PROBLEM
In the records below, pick out all lines containing the word "this".

DATA LISTING
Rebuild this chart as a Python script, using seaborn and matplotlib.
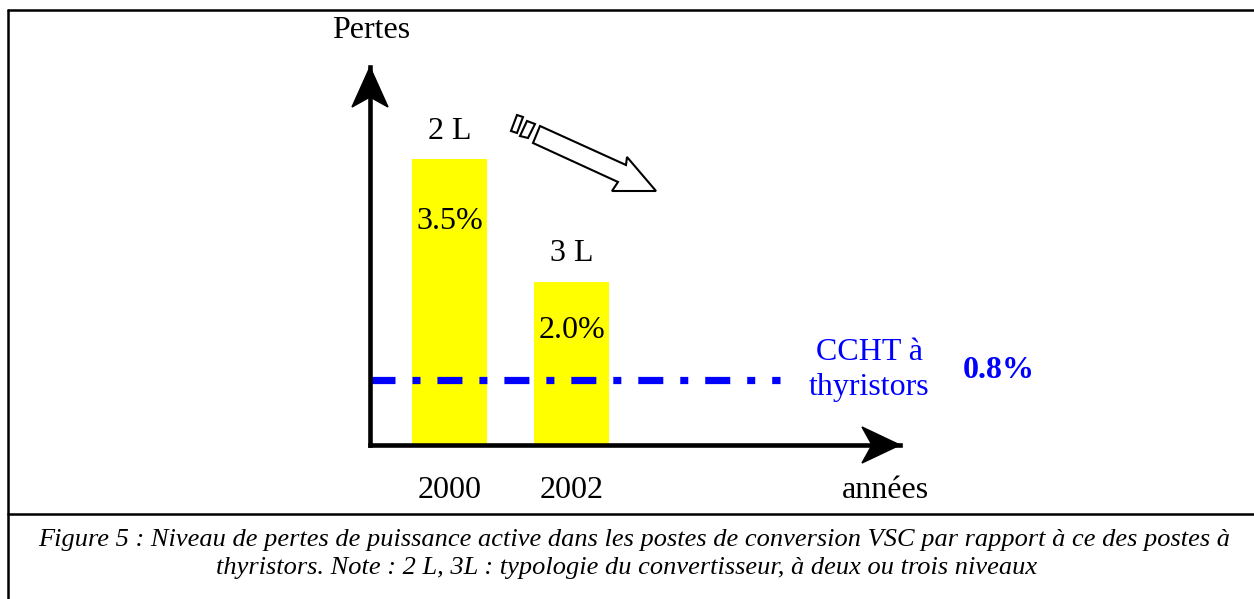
import matplotlib
matplotlib.use('Agg')
import matplotlib.pyplot as plt
import matplotlib.transforms as mtransforms
from matplotlib.patches import Polygon
from matplotlib.lines import Line2D
import seaborn as sns

# données du graphique
years = ['2000', '2002']
losses = [3.5, 2.0]
topology = ['2 L', '3 L']
thyristor_loss = 0.8

sns.set_style('white')
plt.rcParams['font.family'] = ['Liberation Serif', 'DejaVu Serif']
plt.rcParams['text.color'] = 'black'
plt.rcParams['xtick.color'] = 'black'

W, H = 1254, 599
fig = plt.figure(figsize=(W / 100, H / 100), dpi=100)
# repère en pixels (origine en haut à gauche) pour les décorations
T = mtransforms.Affine2D().scale(1 / W, -1 / H).translate(0, 1) + fig.transFigure


def ftext(px, py, s, **kw):
    fig.text(px / W, 1 - py / H, s, ha='center', va='center', **kw)


# axes : origine (370, 445), flèches jusqu'à (900, 445) et (370, 67)
ax = fig.add_axes([370 / W, 1 - 445 / H, (900 - 370) / W, (445 - 67) / H])
ax.patch.set_alpha(0)

sns.barplot(x=years, y=losses, color='#FFFF00', saturation=1, width=0.615,
            linewidth=0, ax=ax, zorder=1)

ax.set_xlim(-79.5 / 122, (900 - 449.5) / 122)
ax.set_ylim(0, 378 / 81.7)

for side in ['top', 'right']:
    ax.spines[side].set_visible(False)
for side in ['left', 'bottom']:
    ax.spines[side].set_linewidth(3.3)
    ax.spines[side].set_color('black')
    ax.spines[side].set_capstyle('projecting')
    ax.spines[side].set_zorder(5)

ax.set_yticks([])
ax.tick_params(axis='x', length=0, labelsize=23, pad=22, labelcolor='black')
ax.set_xlabel('')
ax.set_ylabel('')

# étiquettes des barres
val_offsets = [-45, -35]
for i, (v, t) in enumerate(zip(losses, topology)):
    ax.annotate(t, (i, v), xytext=(0, 20), textcoords='offset points',
                ha='center', va='center', fontsize=23)
    ax.annotate(f'{v:.1f}%', (i, v), xytext=(0, val_offsets[i]),
                textcoords='offset points', ha='center', va='center', fontsize=23)

# niveau CCHT à thyristors
x0 = ax.get_xlim()[0]
ax.plot([x0, 2.71], [thyristor_loss, thyristor_loss], color='#0000FF', lw=5.2,
        linestyle=(0, (3.46, 2.35, 1.11, 2.35)), solid_capstyle='butt', zorder=3)

# pointes de flèches des axes
fig.add_artist(Polygon([(370, 67), (352, 107), (370, 97), (388, 107)],
                       closed=True, color='black', transform=T, zorder=6))
fig.add_artist(Polygon([(900, 445), (862, 427), (872, 445), (862, 463)],
                       closed=True, color='black', transform=T, zorder=6))

# flèche creuse (tendance à la baisse)
fig.add_artist(Polygon([(540, 126), (626, 165), (627, 157), (656, 191),
                        (612, 191), (618, 182), (533, 143)],
                       closed=True, facecolor='white', edgecolor='black', lw=1.5,
                       transform=T))
fig.add_artist(Polygon([(517, 115), (523, 117), (517, 133), (511, 131)],
                       closed=True, facecolor='white', edgecolor='black', lw=1.5,
                       transform=T))
fig.add_artist(Polygon([(527, 121), (535, 124), (528, 138), (520, 136)],
                       closed=True, facecolor='white', edgecolor='black', lw=1.5,
                       transform=T))

# textes
ftext(371, 31, 'Pertes', fontsize=23)
ftext(885, 490, 'années', fontsize=23)
ftext(869, 352, 'CCHT à', fontsize=23, color='#0000FF')
ftext(869, 388, 'thyristors', fontsize=23, color='#0000FF')
ftext(999, 370, f'{thyristor_loss}%', fontsize=23, color='#0000FF', fontweight='bold')

# cadre et légende
for pts in [[(8, 10), (1254, 10)], [(8, 10), (8, 599)], [(8, 514), (1254, 514)]]:
    (xa, ya), (xb, yb) = pts
    fig.add_artist(Line2D([xa, xb], [ya, yb], color='black', lw=1.8, transform=T))

ftext(634, 540, "Figure 5 : Niveau de pertes de puissance active dans les postes de "
      "conversion VSC par rapport à ce des postes à", fontsize=19, style='italic')
ftext(627, 568, "thyristors. Note : 2 L, 3L : typologie du convertisseur, à deux ou "
      "trois niveaux", fontsize=19, style='italic')

fig.savefig('out.png', dpi=100)
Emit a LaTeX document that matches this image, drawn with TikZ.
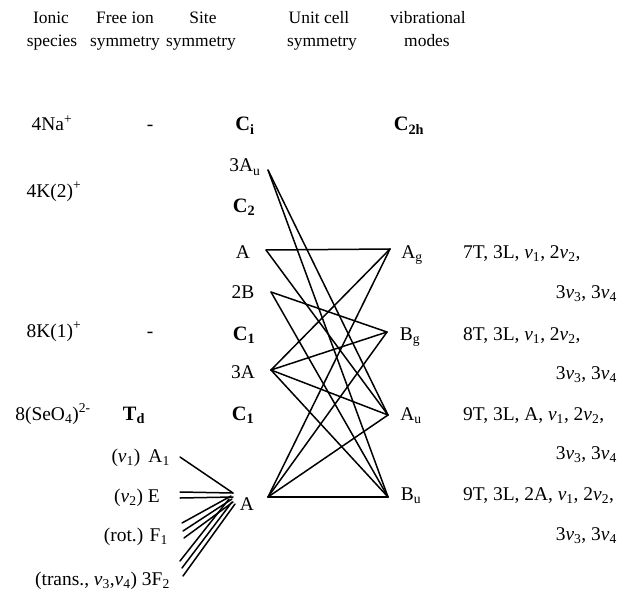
\documentclass[tikz,border=0pt]{standalone}
\usepackage{fontspec}
\setmainfont{Liberation Serif}
\tikzset{
  lbl/.style={anchor=base, inner sep=0pt, font=\fontsize{19.5}{23}\selectfont},
  head/.style={lbl, font=\fontsize{17.5}{21}\selectfont},
  sym/.style={lbl, font=\fontsize{20.5}{23}\selectfont\bfseries},
  corr/.style={line width=1.5bp, line cap=round},
}
\newcommand{\vb}[1]{\textit{ν}\textsubscript{#1}}

\begin{document}
\begin{tikzpicture}[x=1bp, y=-1bp]
  \useasboundingbox (0,0) rectangle (632,593);

  \node[head] (hIon)   at (51,24)  {Ionic};
  \node[head] (hIonb)  at (52,47)  {species};
  \node[head] (hFree)  at (125,24) {Free ion};
  \node[head] (hFreeb) at (125,47) {symmetry};
  \node[head] (hSite)  at (203,24) {Site};
  \node[head] (hSiteb) at (201,47) {symmetry};
  \node[head] (hCell)  at (319,24) {Unit cell};
  \node[head] (hCellb) at (322,47) {symmetry};
  \node[head] (hVib)   at (428,24) {vibrational};
  \node[head] (hVibb)  at (427,47) {modes};

  \node[lbl] (na)   at (52,131)  {4Na\textsuperscript{+}};
  \node[lbl] (naF)  at (150,131) {-};
  \node[sym] (ci)   at (245,131) {C\textsubscript{i}};
  \node[sym] (c2h)  at (409,131) {C\textsubscript{2h}};
  \node[lbl] (au3)  at (245,172) {3A\textsubscript{u}};
  \node[lbl] (kb)   at (54,197)  {4K(2)\textsuperscript{+}};
  \node[sym] (c2)   at (244,212) {C\textsubscript{2}};
  \node[lbl] (a)    at (243,258) {A};
  \node[lbl] (b2)   at (243,298) {2B};
  \node[lbl] (ka)   at (54,337)  {8K(1)\textsuperscript{+}};
  \node[lbl] (kaF)  at (150,337) {-};
  \node[sym] (c1a)  at (244,340) {C\textsubscript{1}};
  \node[lbl] (a3)   at (243,378) {3A};
  \node[lbl] (se)   at (53,420)  {8(SeO\textsubscript{4})\textsuperscript{2-}};
  \node[sym] (td)   at (134,420) {T\textsubscript{d}};
  \node[sym] (c1b)  at (243,420) {C\textsubscript{1}};
  \node[lbl] (abot) at (247,510) {A};

  \node[lbl, anchor=base east] (fA1) at (170,462) {(\vb{1})\, A\textsubscript{1}};
  \node[lbl, anchor=base east] (fE)  at (160,502) {(\vb{2}) E};
  \node[lbl, anchor=base east] (fF1) at (168,541) {(rot.) F\textsubscript{1}};
  \node[lbl, anchor=base east] (fF2) at (170,585) {(trans., \vb{3},\vb{4}) 3F\textsubscript{2}};

  \node[lbl] (ag) at (412,258) {A\textsubscript{g}};
  \node[lbl] (bg) at (410,340) {B\textsubscript{g}};
  \node[lbl] (au) at (411,420) {A\textsubscript{u}};
  \node[lbl] (bu) at (411,500) {B\textsubscript{u}};

  \node[lbl, anchor=base west] (mAg)  at (463,258) {7T, 3L, \vb{1}, 2\vb{2},};
  \node[lbl, anchor=base east] (mAgb) at (617,298) {3\vb{3}, 3\vb{4}};
  \node[lbl, anchor=base west] (mBg)  at (463,340) {8T, 3L, \vb{1}, 2\vb{2},};
  \node[lbl, anchor=base east] (mBgb) at (617,379) {3\vb{3}, 3\vb{4}};
  \node[lbl, anchor=base west] (mAu)  at (463,420) {9T, 3L, A, \vb{1}, 2\vb{2},};
  \node[lbl, anchor=base east] (mAub) at (617,459) {3\vb{3}, 3\vb{4}};
  \node[lbl, anchor=base west] (mBu)  at (463,500) {9T, 3L, 2A, \vb{1}, 2\vb{2},};
  \node[lbl, anchor=base east] (mBub) at (617,540) {3\vb{3}, 3\vb{4}};

  \coordinate (pAu3) at (268,170);
  \coordinate (pA)   at (266,250);
  \coordinate (pB2)  at (271,292);
  \coordinate (pA3)  at (271,370);
  \coordinate (pAb)  at (268,497);
  \coordinate (pAg)  at (390,249);
  \coordinate (pBg)  at (387,332);
  \coordinate (pAu)  at (388,415);
  \coordinate (pBu)  at (388,497);

  \draw[corr] (pAu3) -- (pAu);
  \draw[corr] (pAu3) -- (pBu);
  \draw[corr] (pA)   -- (pAg);
  \draw[corr] (pA)   -- (pAu);
  \draw[corr] (pB2)  -- (pBg);
  \draw[corr] (pB2)  -- (pBu);
  \draw[corr] (pA3)  -- (pAg);
  \draw[corr] (pA3)  -- (pBg);
  \draw[corr] (pA3)  -- (pAu);
  \draw[corr] (pA3)  -- (pBu);
  \draw[corr] (pAb)  -- (pAg);
  \draw[corr] (pAb)  -- (pBg);
  \draw[corr] (pAb)  -- (pAu);
  \draw[corr] (pAb)  -- (pBu);

  \coordinate (qA1)  at (180,457);
  \coordinate (qE1)  at (180,492);
  \coordinate (qE2)  at (180,498);
  \coordinate (qF1a) at (182,523);
  \coordinate (qF1b) at (183,531);
  \coordinate (qF1c) at (184,538);
  \coordinate (qF2a) at (180,561);
  \coordinate (qF2b) at (182,568);
  \coordinate (qF2c) at (183,576);
  \coordinate (vA)   at (233,493);

  \draw[corr] (qA1)  -- (vA);
  \draw[corr] (qE1)  -- (vA);
  \draw[corr] (qE2)  -- ([yshift=-4bp]vA);
  \draw[corr] (qF1a) -- ([xshift=-2bp, yshift=-3bp]vA);
  \draw[corr] (qF1b) -- ([xshift=-1bp, yshift=-6bp]vA);
  \draw[corr] (qF1c) -- ([yshift=-9bp]vA);
  \draw[corr] (qF2a) -- ([xshift=-4bp, yshift=-6bp]vA);
  \draw[corr] (qF2b) -- ([xshift=-1bp, yshift=-9bp]vA);
  \draw[corr] (qF2c) -- ([xshift=2bp, yshift=-11bp]vA);
\end{tikzpicture}
\end{document}
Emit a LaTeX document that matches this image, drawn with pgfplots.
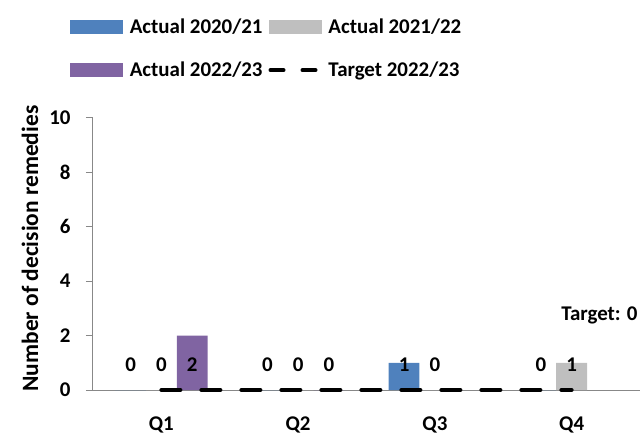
\documentclass[border=0pt]{standalone}
\usepackage{pgfplots}
\pgfplotsset{compat=1.18}
\usepackage{fontspec}
\setmainfont{Carlito}
\definecolor{cblue}{HTML}{4F81BD}
\definecolor{cgray}{HTML}{BFBFBF}
\definecolor{cpurple}{HTML}{8064A2}
\definecolor{axgray}{HTML}{888888}
\newcommand{\cf}{\bfseries\fontsize{21}{25}\selectfont}
\newcommand{\cfl}{\bfseries\fontsize{23.5}{28}\selectfont}
\begin{document}
\begin{tikzpicture}
\path[use as bounding box] (-93bp,-44bp) rectangle (551bp,390bp);
\begin{axis}[
  at={(0,0)}, anchor=south west,
  scale only axis, width=547bp, height=272bp,
  xmin=-0.5, xmax=3.5, ymin=0, ymax=10,
  axis x line*=bottom, axis y line*=left,
  axis line style={draw=axgray, line width=1bp},
  tick align=outside,
  ytick={0,2,...,10},
  xtick={0,1,2,3}, xticklabels={Q1,Q2,Q3,Q4},
  major x tick style={draw=none},
  extra x ticks={-0.5,0.5,1.5,2.5,3.5}, extra x tick labels={},
  extra x tick style={major tick length=7bp, tick style={draw=axgray, line width=1bp}},
  major tick length=7bp,
  tick style={draw=axgray, line width=1bp},
  /pgf/number format/assume math mode=true,
  tick label style={font=\cf},
  xticklabel style={yshift=-16bp},
  yticklabel style={xshift=-12bp},
  ylabel={Number of decision remedies},
  every axis y label/.style={at={(axis description cs:-0.1152,0.52)}, rotate=90, anchor=center, font=\cfl},
  legend columns=2,
  legend style={at={(0.3172,1.255)}, anchor=center, draw=none, fill=none, font=\cf,
    row sep=23bp, /tikz/every even column/.append style={column sep=4bp},
    /tikz/every odd column/.append style={column sep=5bp}},
  legend cell align=left,
  clip=false,
]
\addplot[ybar, bar width=0.225, bar shift=-0.225, fill=cblue, draw=none,
  legend image code/.code={\fill[cblue] (0bp,-7bp) rectangle (53bp,7bp);}]
  coordinates {(0,0) (1,0) (2,1) (3,0)};
\addlegendentry{Actual 2020/21}
\addplot[ybar, bar width=0.225, bar shift=0, fill=cgray, draw=none,
  legend image code/.code={\fill[cgray] (0bp,-7bp) rectangle (53bp,7bp);}]
  coordinates {(0,0) (1,0) (2,0) (3,1)};
\addlegendentry{Actual 2021/22}
\addplot[ybar, bar width=0.225, bar shift=0.225, fill=cpurple, draw=none,
  legend image code/.code={\fill[cpurple] (0bp,-7bp) rectangle (53bp,7bp);}]
  coordinates {(0,2) (1,0)};
\addlegendentry{Actual 2022/23}
\addplot[black, line width=4bp, line cap=round, dash pattern=on 19bp off 21bp, mark=none,
  legend image code/.code={\draw[black, line width=4bp, line cap=round, dash pattern=on 13bp off 19bp] (2bp,0) -- (48bp,0);}]
  coordinates {(0,0) (3,0)};
\addlegendentry{Target 2022/23}
\addplot[only marks, mark=none, forget plot, nodes near coords, point meta=explicit symbolic,
  every node near coord/.style={anchor=center, font=\cf, text=black}]
  coordinates {(-0.225,0.92)[0] (0,0.92)[0] (0.225,0.92)[2]
               (0.775,0.92)[0] (1,0.92)[0] (1.225,0.92)[0]
               (1.775,0.92)[1] (2,0.92)[0]
               (2.775,0.92)[0] (3,0.92)[1]};
\node[anchor=east, font=\cf, inner sep=0pt] at (rel axis cs:0.996,0.276) {Target: 0};
\end{axis}
\end{tikzpicture}
\end{document}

REPLY
Rebuild this chart as a Python script, using seaborn and matplotlib.
Emit a LaTeX document that matches this image, drawn with TikZ.
Emit a LaTeX document that matches this image, drawn with pgfplots.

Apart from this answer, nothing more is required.